=== Source data ===

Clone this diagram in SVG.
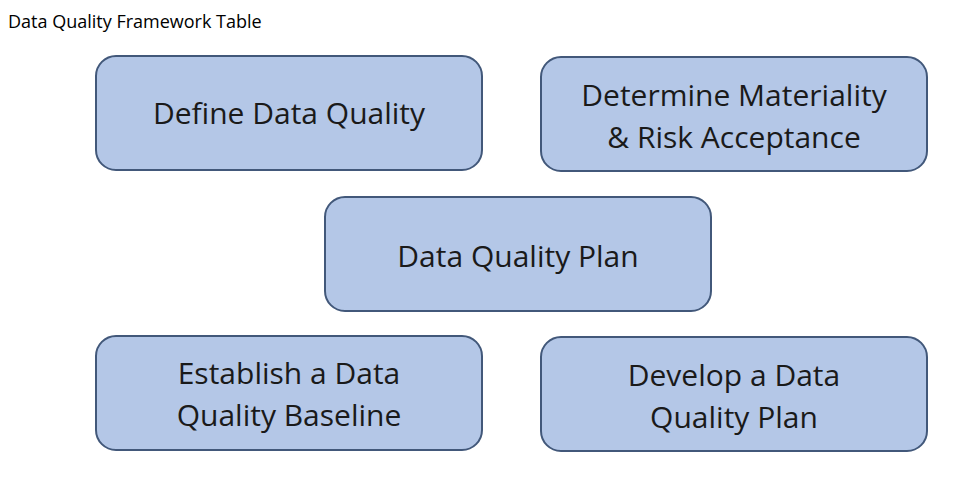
<svg xmlns="http://www.w3.org/2000/svg" width="979" height="498" viewBox="0 0 979 498">
<style>
.b{fill:#b4c7e7;stroke:#42587a;stroke-width:2}
.t{font-family:"Open Sans","DejaVu Sans",sans-serif;font-size:30px;fill:#1a1a1a;text-anchor:middle}
.h{font-family:"Open Sans","Liberation Sans",sans-serif;font-size:18px;fill:#000}
</style>
<rect width="979" height="498" fill="#fff"/>
<text class="h" x="8" y="28">Data Quality Framework Table</text>
<g id="connectors"/>
<g id="n1"><rect class="b" x="96" y="56" width="386" height="114" rx="20"/><text class="t" x="289" y="124">Define Data Quality</text></g>
<g id="n2"><rect class="b" x="541" y="57" width="386" height="114" rx="20"/><text class="t" x="734" y="106">Determine Materiality</text><text class="t" x="734" y="148">&amp; Risk Acceptance</text></g>
<g id="n3"><rect class="b" x="325" y="197" width="386" height="114" rx="20"/><text class="t" x="518" y="267">Data Quality Plan</text></g>
<g id="n4"><rect class="b" x="96" y="336" width="386" height="114" rx="20"/><text class="t" x="289" y="384">Establish a Data</text><text class="t" x="289" y="426">Quality Baseline</text></g>
<g id="n5"><rect class="b" x="541" y="337" width="386" height="114" rx="20"/><text class="t" x="734" y="386">Develop a Data</text><text class="t" x="734" y="428">Quality Plan</text></g>
</svg>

===

__Challenge__.
Without including any pictures, print all of the material exactly as given.

__Expected output__.
Clone this diagram in SVG.
<svg xmlns="http://www.w3.org/2000/svg" width="979" height="498" viewBox="0 0 979 498">
<style>
.b{fill:#b4c7e7;stroke:#42587a;stroke-width:2}
.t{font-family:"Open Sans","DejaVu Sans",sans-serif;font-size:30px;fill:#1a1a1a;text-anchor:middle}
.h{font-family:"Open Sans","Liberation Sans",sans-serif;font-size:18px;fill:#000}
</style>
<rect width="979" height="498" fill="#fff"/>
<text class="h" x="8" y="28">Data Quality Framework Table</text>
<g id="connectors"/>
<g id="n1"><rect class="b" x="96" y="56" width="386" height="114" rx="20"/><text class="t" x="289" y="124">Define Data Quality</text></g>
<g id="n2"><rect class="b" x="541" y="57" width="386" height="114" rx="20"/><text class="t" x="734" y="106">Determine Materiality</text><text class="t" x="734" y="148">&amp; Risk Acceptance</text></g>
<g id="n3"><rect class="b" x="325" y="197" width="386" height="114" rx="20"/><text class="t" x="518" y="267">Data Quality Plan</text></g>
<g id="n4"><rect class="b" x="96" y="336" width="386" height="114" rx="20"/><text class="t" x="289" y="384">Establish a Data</text><text class="t" x="289" y="426">Quality Baseline</text></g>
<g id="n5"><rect class="b" x="541" y="337" width="386" height="114" rx="20"/><text class="t" x="734" y="386">Develop a Data</text><text class="t" x="734" y="428">Quality Plan</text></g>
</svg>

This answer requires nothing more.